Digitalization is reshaping operations, with agriculture e-loan balances reaching RMB 6.8 trillion, up 18.7% year on year. AI tools have cut frontline handling time to about 176 seconds and now automatically prepare most small-enterprise investigation reports, with further applications in risk control, anti-fraud and customer service.

## Modest income and profit growth despite scale

Despite the sheer size of its balance sheet, income growth remained modest, reflecting sector-wide margin pressure and cautious pricing. Net profit rose 3.3% and operating income 2.1%, indicating that scale benefits are being partly offset by lower yields and a more competitive, regulated rate environment.

## Stress pockets in retail and inclusive segments

Beneath the headline improvement in asset quality, management acknowledged rising NPL formation in some inclusive retail products. SME lending also showed elevated risk, with NPL formation of 1.54%, signaling that support for smaller borrowers carries concentrated credit pressure that will require tighter risk management.

## Cautious stance on real estate exposure

The bank maintained a guarded approach to the property sector, focusing on project-specific risk assessment rather than broad expansion. Management pointed to tighter oversight of presale funds and local implicit debts and reiterated a preference for rule-based, market-oriented solutions to manage lingering sector risks.

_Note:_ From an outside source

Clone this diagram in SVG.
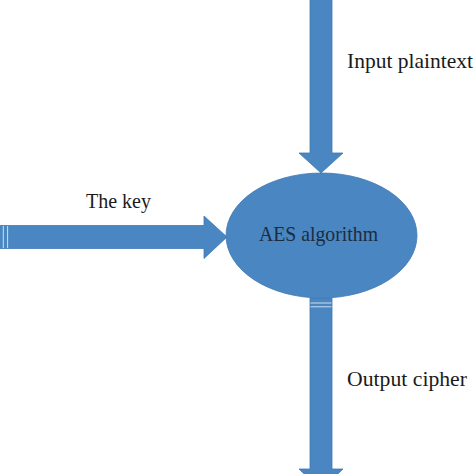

## Macro and market uncertainty for bond and trading income

Looking ahead, management warned that potential yield-curve steepening and less accommodative policy could fuel bond-market volatility. They stressed the need for active duration and credit management, implying that bond and trading income may become less predictable even as the bank leans on fees and commissions.

## Operational and disclosure complexity

The call also exposed some disclosure challenges, with occasional inconsistencies between descriptive terms and numerical metrics. Such translation or reporting gaps could complicate investor analysis and underline the importance of clearer, more standardized communication of key performance indicators.

## Forward-looking guidance and 2026 outlook

For 2026, management signaled continued upward momentum in net interest income and profitability, supported by loan growth broadly in line with 2025’s expansion. They aim for over RMB 1 trillion of net county-level loan growth, higher farmer lending, robust consumer and SME finance, sustained double-digit growth in tech and green loans, stable asset quality, strong capital and ongoing investment in digital, AI and cross-border capabilities.

Agricultural Bank of China’s earnings call painted the picture of a giant using its scale to push strategic priorities, from rural finance to green and tech credit, while carefully navigating risks in retail, SMEs, real estate and the bond market. For investors, the story is one of steady but not spectacular growth, backed by thick provisions, solid dividends and a disciplined stance in an uncertain macro environment.